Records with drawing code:
────

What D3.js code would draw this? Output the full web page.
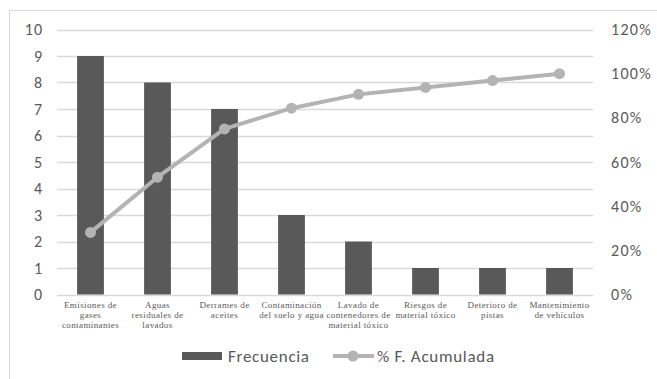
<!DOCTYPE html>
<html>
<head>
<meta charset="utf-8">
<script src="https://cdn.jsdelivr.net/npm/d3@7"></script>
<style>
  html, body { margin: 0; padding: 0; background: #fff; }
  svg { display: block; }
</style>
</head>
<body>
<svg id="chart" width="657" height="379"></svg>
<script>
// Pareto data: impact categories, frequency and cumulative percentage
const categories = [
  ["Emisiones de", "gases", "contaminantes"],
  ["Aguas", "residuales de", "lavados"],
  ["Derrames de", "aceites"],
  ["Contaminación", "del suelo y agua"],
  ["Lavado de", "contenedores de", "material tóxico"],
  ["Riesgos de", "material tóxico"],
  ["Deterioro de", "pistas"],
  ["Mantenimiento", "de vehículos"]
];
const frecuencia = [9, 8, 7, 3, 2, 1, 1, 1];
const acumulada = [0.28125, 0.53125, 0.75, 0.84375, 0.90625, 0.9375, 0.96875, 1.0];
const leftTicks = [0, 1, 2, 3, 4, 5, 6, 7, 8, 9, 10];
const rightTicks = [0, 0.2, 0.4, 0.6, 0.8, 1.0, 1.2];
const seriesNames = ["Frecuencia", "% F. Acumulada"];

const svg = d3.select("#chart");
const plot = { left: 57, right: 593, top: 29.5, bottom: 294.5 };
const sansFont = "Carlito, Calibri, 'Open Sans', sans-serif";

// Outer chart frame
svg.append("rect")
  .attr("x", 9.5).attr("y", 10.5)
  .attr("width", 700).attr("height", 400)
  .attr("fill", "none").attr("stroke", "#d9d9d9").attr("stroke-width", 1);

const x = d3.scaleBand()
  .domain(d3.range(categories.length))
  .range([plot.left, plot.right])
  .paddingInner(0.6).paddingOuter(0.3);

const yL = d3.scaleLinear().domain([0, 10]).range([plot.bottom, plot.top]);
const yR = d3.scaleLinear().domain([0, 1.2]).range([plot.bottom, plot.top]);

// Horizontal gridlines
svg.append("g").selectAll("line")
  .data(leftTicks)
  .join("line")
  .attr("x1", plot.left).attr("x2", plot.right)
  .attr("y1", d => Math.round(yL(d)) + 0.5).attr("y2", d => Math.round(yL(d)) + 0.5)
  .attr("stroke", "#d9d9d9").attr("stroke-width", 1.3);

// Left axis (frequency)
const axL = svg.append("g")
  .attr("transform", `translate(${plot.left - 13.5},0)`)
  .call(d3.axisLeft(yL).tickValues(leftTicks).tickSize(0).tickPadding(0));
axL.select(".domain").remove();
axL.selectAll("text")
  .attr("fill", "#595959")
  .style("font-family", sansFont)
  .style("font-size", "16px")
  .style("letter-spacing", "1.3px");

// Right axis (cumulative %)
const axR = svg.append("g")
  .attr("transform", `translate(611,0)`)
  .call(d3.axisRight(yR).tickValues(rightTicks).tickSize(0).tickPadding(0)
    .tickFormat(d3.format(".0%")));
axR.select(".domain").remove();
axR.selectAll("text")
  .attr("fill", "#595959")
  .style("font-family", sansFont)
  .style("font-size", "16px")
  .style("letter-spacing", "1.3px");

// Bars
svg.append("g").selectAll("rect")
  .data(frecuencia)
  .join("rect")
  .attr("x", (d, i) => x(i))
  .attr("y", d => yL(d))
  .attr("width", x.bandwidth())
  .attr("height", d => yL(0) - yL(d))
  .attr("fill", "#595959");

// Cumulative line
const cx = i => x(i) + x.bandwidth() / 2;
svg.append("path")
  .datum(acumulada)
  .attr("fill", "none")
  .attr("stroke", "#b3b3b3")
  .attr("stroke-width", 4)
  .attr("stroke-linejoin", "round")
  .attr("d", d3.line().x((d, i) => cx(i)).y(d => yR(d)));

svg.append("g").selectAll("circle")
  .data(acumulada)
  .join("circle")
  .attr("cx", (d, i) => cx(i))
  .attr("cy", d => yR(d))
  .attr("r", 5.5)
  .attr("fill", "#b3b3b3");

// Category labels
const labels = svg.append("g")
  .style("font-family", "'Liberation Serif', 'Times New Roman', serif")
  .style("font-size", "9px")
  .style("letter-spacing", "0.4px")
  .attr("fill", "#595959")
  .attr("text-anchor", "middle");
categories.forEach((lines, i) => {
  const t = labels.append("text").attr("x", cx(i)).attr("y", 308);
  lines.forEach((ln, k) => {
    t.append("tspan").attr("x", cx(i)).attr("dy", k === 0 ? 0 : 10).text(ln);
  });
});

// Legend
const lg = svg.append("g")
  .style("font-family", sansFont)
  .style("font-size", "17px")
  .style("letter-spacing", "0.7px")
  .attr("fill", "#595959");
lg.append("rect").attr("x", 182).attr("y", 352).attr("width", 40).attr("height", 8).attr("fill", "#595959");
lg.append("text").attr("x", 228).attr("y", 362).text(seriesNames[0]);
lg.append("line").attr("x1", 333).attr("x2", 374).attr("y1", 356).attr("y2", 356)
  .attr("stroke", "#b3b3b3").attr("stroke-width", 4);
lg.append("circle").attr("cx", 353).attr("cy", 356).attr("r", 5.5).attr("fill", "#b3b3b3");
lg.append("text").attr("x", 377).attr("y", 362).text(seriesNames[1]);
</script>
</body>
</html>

────

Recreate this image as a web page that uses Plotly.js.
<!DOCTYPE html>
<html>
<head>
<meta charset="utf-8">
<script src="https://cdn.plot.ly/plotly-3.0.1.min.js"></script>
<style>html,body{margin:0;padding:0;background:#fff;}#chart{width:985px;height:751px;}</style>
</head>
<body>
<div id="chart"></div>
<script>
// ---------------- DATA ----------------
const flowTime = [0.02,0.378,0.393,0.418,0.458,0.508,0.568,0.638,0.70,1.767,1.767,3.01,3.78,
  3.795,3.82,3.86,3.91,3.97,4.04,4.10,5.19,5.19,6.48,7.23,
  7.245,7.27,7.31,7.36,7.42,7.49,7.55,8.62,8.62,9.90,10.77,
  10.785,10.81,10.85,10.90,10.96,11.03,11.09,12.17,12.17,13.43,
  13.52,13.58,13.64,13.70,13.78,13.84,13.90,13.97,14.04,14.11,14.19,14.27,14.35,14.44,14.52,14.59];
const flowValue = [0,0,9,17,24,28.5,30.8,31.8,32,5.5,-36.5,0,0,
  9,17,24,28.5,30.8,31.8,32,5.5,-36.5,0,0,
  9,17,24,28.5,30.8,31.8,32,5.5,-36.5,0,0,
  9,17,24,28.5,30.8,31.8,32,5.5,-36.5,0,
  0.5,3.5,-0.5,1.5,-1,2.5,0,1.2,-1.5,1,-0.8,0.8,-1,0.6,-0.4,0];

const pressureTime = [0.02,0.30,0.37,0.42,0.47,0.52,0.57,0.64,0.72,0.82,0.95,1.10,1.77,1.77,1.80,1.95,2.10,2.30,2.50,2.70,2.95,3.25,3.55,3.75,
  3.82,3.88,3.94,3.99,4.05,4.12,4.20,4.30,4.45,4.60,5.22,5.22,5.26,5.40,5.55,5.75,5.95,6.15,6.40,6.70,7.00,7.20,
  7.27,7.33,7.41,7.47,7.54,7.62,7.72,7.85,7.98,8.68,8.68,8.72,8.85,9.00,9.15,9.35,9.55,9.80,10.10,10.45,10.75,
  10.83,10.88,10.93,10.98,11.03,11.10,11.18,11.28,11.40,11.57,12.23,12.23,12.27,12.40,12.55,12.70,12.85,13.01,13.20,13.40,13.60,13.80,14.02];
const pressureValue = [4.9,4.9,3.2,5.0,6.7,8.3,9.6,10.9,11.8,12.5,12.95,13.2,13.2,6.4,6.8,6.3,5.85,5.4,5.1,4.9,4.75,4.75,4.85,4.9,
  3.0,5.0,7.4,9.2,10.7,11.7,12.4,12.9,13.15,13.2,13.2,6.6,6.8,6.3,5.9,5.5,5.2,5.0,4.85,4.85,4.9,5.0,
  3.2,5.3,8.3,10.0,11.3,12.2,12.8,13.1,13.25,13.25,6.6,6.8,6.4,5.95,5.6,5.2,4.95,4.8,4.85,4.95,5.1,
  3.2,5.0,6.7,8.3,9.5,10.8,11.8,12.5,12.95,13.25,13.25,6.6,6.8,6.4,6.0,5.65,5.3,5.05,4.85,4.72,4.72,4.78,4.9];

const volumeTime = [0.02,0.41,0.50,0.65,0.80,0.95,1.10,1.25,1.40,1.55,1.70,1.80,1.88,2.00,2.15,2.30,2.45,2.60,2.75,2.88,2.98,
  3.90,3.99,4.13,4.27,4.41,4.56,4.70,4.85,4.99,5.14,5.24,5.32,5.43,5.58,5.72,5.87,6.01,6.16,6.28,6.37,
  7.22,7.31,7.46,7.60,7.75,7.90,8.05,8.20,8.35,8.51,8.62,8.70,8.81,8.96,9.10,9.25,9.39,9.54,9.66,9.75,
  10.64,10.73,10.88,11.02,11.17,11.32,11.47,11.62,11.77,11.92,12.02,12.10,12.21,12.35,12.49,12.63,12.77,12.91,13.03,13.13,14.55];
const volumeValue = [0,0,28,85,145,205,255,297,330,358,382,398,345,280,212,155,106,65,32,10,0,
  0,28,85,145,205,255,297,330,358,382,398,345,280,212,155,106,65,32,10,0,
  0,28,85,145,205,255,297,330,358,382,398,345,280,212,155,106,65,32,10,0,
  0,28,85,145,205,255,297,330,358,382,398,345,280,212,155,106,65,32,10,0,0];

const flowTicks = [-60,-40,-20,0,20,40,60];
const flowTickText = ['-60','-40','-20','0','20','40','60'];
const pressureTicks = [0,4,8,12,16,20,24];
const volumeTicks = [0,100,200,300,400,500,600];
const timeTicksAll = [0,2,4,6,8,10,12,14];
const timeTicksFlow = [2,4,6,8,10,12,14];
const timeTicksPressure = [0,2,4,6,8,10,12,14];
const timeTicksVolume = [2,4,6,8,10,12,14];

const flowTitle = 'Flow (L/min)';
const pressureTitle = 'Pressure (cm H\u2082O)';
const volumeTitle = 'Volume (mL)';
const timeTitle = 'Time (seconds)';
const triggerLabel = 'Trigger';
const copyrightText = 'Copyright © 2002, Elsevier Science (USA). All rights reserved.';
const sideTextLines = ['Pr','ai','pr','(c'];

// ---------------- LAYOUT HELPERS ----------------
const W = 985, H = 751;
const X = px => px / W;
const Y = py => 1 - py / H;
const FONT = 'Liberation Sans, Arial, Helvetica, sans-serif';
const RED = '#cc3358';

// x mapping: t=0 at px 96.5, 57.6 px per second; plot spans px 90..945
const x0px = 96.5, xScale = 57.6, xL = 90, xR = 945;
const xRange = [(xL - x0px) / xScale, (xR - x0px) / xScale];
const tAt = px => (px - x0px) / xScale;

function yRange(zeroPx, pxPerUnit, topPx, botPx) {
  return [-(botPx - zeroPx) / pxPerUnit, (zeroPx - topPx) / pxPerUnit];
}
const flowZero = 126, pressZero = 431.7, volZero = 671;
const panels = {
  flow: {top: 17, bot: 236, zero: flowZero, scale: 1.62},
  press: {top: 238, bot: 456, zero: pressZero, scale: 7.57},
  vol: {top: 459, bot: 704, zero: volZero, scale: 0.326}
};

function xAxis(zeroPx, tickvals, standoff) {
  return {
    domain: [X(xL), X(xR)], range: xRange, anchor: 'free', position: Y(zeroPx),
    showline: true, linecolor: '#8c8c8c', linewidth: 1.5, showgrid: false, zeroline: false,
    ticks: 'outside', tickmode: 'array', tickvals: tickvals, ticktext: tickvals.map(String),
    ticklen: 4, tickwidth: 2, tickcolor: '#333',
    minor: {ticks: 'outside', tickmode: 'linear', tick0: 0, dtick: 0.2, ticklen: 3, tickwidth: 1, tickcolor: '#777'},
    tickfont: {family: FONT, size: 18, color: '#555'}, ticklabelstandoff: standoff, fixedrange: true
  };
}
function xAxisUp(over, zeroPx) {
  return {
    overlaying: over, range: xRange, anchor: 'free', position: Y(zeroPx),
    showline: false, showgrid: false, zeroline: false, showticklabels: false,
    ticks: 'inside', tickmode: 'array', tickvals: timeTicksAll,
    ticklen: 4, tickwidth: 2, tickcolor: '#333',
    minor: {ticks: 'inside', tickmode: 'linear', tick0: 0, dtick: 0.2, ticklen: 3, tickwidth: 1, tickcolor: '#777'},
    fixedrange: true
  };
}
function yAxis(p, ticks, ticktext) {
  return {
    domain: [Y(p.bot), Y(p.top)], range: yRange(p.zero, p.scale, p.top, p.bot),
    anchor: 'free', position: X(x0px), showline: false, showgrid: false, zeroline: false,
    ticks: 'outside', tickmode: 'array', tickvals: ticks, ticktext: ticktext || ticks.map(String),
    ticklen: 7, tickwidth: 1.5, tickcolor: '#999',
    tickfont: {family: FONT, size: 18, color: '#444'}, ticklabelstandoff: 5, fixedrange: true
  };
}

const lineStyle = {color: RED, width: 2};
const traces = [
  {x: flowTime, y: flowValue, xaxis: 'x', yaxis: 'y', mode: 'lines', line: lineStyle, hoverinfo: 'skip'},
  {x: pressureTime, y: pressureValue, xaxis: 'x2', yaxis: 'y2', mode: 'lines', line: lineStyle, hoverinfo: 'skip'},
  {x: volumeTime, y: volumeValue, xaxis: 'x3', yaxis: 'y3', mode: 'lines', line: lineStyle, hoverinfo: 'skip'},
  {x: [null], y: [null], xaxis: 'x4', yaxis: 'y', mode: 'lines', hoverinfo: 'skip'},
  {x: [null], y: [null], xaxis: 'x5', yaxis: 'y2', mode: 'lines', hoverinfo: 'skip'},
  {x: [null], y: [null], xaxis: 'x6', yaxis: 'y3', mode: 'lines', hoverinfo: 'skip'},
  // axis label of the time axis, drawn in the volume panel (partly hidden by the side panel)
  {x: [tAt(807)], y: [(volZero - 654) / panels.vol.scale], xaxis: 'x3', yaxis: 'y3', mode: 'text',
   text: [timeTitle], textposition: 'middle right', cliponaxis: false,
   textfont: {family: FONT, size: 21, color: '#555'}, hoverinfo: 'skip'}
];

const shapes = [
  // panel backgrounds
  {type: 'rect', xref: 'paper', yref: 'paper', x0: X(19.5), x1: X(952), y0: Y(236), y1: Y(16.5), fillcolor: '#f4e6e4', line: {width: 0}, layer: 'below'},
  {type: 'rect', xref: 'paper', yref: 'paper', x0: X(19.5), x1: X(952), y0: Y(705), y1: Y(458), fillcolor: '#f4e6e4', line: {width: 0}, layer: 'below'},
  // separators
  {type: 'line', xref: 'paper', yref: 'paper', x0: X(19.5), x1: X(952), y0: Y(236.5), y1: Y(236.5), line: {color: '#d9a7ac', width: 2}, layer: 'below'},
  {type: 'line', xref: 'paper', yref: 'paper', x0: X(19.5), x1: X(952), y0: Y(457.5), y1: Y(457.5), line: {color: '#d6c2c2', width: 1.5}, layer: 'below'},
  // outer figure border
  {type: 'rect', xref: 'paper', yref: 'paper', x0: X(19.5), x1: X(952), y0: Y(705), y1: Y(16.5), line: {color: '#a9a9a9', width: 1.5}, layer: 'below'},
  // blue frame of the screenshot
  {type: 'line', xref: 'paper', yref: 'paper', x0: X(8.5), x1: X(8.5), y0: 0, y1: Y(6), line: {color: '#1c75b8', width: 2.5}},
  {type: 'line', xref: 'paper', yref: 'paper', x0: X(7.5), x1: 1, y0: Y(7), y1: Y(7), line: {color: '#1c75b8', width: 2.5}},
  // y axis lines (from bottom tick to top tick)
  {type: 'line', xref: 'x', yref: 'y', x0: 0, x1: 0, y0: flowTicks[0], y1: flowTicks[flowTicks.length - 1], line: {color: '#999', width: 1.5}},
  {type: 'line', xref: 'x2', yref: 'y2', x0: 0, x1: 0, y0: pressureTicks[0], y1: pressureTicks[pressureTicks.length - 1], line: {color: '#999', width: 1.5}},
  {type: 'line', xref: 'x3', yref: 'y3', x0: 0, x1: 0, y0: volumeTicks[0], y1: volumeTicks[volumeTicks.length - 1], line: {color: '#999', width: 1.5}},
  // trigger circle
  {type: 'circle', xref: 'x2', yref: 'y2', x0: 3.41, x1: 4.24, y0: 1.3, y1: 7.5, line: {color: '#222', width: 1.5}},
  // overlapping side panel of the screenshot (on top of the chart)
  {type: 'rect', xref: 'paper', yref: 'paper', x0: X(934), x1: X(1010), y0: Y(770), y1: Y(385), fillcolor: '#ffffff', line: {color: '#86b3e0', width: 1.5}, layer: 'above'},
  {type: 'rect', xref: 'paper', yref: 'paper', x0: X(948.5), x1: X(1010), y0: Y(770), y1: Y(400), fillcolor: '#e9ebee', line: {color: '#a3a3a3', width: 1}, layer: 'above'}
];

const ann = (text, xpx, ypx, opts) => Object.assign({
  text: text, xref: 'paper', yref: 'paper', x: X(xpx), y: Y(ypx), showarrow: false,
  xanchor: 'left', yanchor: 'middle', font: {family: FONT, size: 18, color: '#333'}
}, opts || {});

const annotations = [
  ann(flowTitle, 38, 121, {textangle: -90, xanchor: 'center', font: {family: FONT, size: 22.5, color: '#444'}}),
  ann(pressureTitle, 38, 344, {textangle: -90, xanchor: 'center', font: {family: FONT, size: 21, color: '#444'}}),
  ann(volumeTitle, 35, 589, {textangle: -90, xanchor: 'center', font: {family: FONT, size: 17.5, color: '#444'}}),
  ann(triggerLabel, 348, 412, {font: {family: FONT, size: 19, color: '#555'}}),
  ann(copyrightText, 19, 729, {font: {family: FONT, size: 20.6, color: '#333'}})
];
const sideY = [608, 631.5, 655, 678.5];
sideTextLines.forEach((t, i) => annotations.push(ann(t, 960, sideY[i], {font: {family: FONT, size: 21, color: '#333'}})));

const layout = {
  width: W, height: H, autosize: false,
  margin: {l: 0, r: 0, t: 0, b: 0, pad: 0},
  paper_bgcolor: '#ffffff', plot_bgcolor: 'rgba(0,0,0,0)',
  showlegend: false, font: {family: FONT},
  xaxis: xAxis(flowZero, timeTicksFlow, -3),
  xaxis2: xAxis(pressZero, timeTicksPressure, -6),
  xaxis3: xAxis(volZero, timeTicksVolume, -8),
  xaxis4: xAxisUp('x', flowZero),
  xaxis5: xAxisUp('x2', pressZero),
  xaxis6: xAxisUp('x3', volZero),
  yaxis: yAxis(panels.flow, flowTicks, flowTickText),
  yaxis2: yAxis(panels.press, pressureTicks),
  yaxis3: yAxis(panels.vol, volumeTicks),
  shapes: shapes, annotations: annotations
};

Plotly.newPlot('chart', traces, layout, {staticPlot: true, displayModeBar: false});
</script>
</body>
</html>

────

Return all lines with the word "page" in them.

What D3.js code would draw this? Output the full web page.
Recreate this image as a web page that uses Plotly.js.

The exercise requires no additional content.